At lower magnifications, TEM image contrast is due to differential absorption of electrons by the material due to differences in composition or thickness of the material. At higher magnifications, complex wave interactions modulate the intensity of the image, requiring expert analysis of observed images. Alternate modes of use allow for the TEM to observe modulations in chemical identity, crystal orientation, electronic structure and sample induced electron phase shift as well as the regular absorption-based imaging.
The highest-magnification image ever was recently obtained using a transmission electron microscope. The image reveals the atoms in a two-dimensional self-supporting sheet of a semiconductor, and has a resolution of 0.39 ångströms; for comparison, most atoms are about 2–4 Å in diameter. The technique might eventually allow 2D materials to be examined with unprecedented precision, providing insight into this burgeoning class of useful compounds. It might also lead to the development of a method that can image individual atoms in 3D objects.

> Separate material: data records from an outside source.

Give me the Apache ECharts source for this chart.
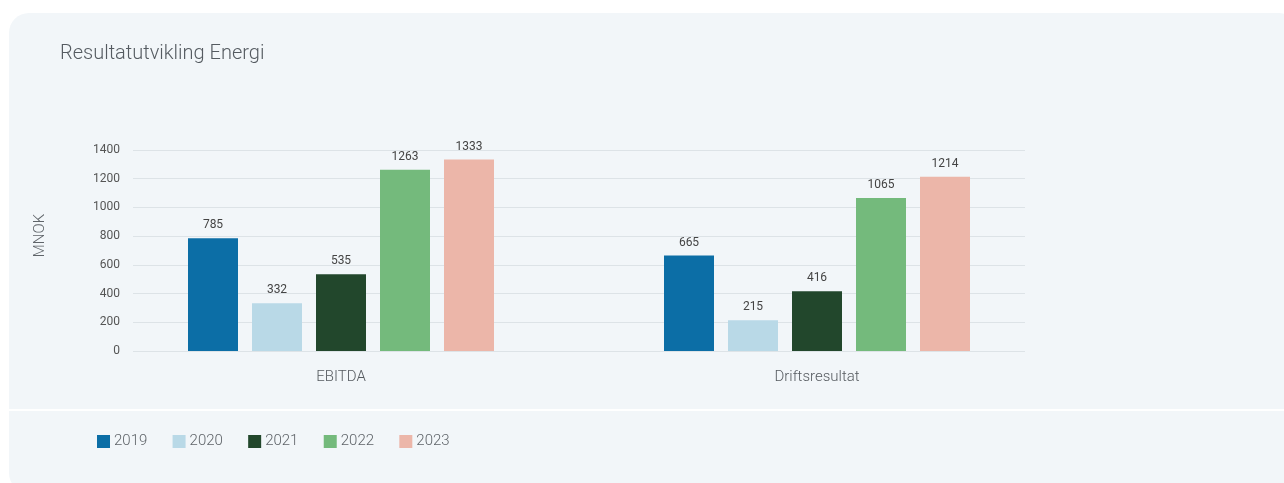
<!DOCTYPE html>
<html><head><meta charset="utf-8">
<script src="https://cdn.jsdelivr.net/npm/echarts@6/dist/echarts.min.js"></script>
<style>
html,body{margin:0;padding:0;background:#fff;width:1284px;height:483px;overflow:hidden;}
#card{position:absolute;left:9px;top:13px;width:1290px;height:480px;background:#f2f6f9;border-radius:20px;}
#sep{position:absolute;left:9px;top:409px;width:1284px;height:2px;background:#fff;}
#c{position:absolute;left:0;top:0;width:1284px;height:483px;}
</style></head><body>
<div id="card"></div><div id="sep"></div>
<div id="c"></div>
<script>
const categories = ['EBITDA', 'Driftsresultat'];
const years = ['2019', '2020', '2021', '2022', '2023'];
const values2019 = [785, 665];
const values2020 = [332, 215];
const values2021 = [535, 416];
const values2022 = [1263, 1065];
const values2023 = [1333, 1214];
const colors = ['#0c6ea6', '#c3e4f1', '#20482b', '#74ba7c', '#f6baab'];
const barColors = ['#0c6ea6', '#b9d9e7', '#22472c', '#74ba7c', '#ecb6a9'];
const seriesValues = [values2019, values2020, values2021, values2022, values2023];

const chart = echarts.init(document.getElementById('c'));
const font = 'Roboto, sans-serif';
chart.setOption({
  animation: false,
  color: colors,
  title: {
    text: 'Resultatutvikling Energi', left: 55, top: 39,
    textStyle: {fontFamily: font, fontSize: 20, fontWeight: 300, color: '#555b61'}
  },
  legend: {
    left: 92, top: 429, itemWidth: 13, itemHeight: 13, itemGap: 25.3,
    icon: 'rect',
    data: years,
    textStyle: {fontFamily: font, fontSize: 15, fontWeight: 300, color: '#5f6469', padding: [0,0,0,-1]}
  },
  grid: [
    {left: 133, right: 259, top: 150, bottom: 132},
    {left: 103, right: 229, top: 150, bottom: 132}
  ],
  xAxis: [
    {gridIndex: 0, type: 'category', data: categories, show: false},
    {gridIndex: 1, type: 'category', data: categories,
     axisLine: {show: false}, axisTick: {show: false},
     axisLabel: {fontFamily: font, fontSize: 15, fontWeight: 300, color: '#555a5f', margin: 19}}
  ],
  yAxis: [
    {gridIndex: 0, type: 'value', min: 0, max: 1400, interval: 200,
     name: 'MNOK', nameLocation: 'middle', nameGap: 85, nameRotate: 90,
     nameTextStyle: {fontFamily: font, fontSize: 15, fontWeight: 300, color: '#5f6469',
                     padding: [0, 0, 0, 30]},
     axisLine: {show: false}, axisTick: {show: false},
     axisLabel: {fontFamily: font, fontSize: 12, color: '#555', margin: 13,
                 formatter: v => String(v)},
     splitLine: {lineStyle: {color: '#dde3e7', width: 1}}},
    {gridIndex: 1, type: 'value', min: 0, max: 1400, interval: 200, show: false,
     splitLine: {show: false}}
  ],
  series: years.map((y, i) => ({
    name: y, type: 'bar', xAxisIndex: 1, yAxisIndex: 1,
    data: seriesValues[i],
    barWidth: 50, barGap: '28%',
    itemStyle: {color: barColors[i]},
    label: {show: true, position: 'top', distance: 7,
            fontFamily: font, fontSize: 12, color: '#444'}
  }))
});
</script>
</body></html>
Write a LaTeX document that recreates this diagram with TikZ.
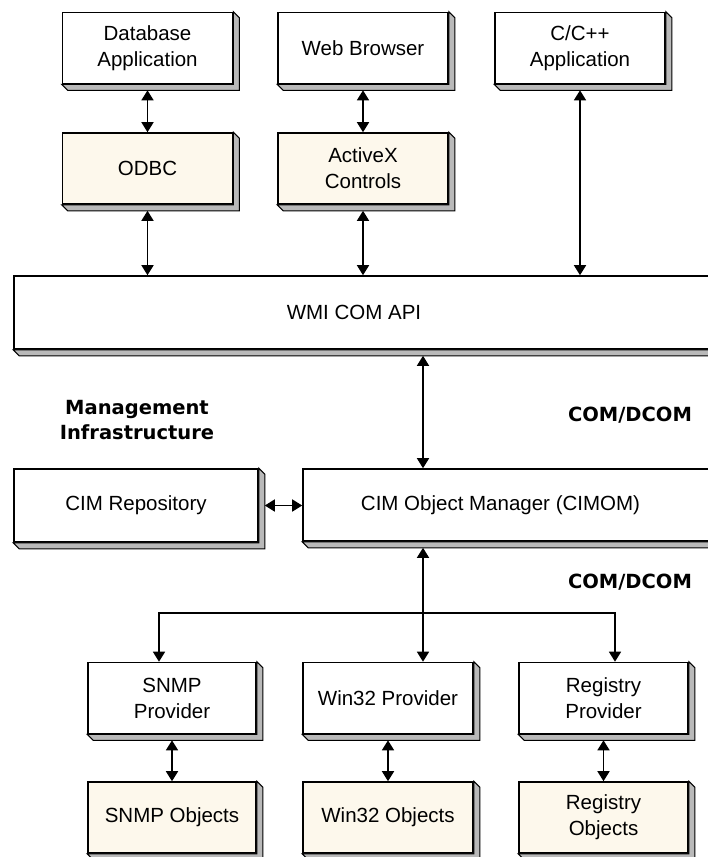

Transmission electron microscope (TEM), is a type of electron microscope that has three essential systems:
- an electron gun, which produces the electron beam, and the condenser system, which focuses the beam onto the object
- the image-producing system, consisting of the objective lens, movable specimen stage, and intermediate and projector lenses, which focus the electrons passing through the specimen to form a real, highly magnified image
- the image-recording system, which converts the electron image into some form perceptible to the human eye. The image-recording system usually consists of a fluorescent screen for viewing and focusing the image and a digital camera for permanent records. In addition, a vacuum system, consisting of pumps and their associated gauges and valves, and power supplies are required.
To generate the image, a method called ptychography in which radiation — in this case, electrons — is passed through a specimen to produce many 2D diffraction patterns. The basic principle of the technique was proposed almost 50 years ago by the physicist Walter Hoppe, who reasoned that there should be enough information in the diffraction data to work backwards to produce an image of the diffracting object. However, it was many years before computer algorithms were developed that could do this reverse calculation easily and reliably. The pictures produced by ptychographic methods are generated using a computer from a vast amount of indirect scattering data.
Perhaps the take-home message of this work is not so much the record resolution, or its applications to 2D materials, but the fact that it will provide a way of precisely imaging the 3D bonding of every individual atom in a solid volume of matter, while using a minimal flux of damaging electrons.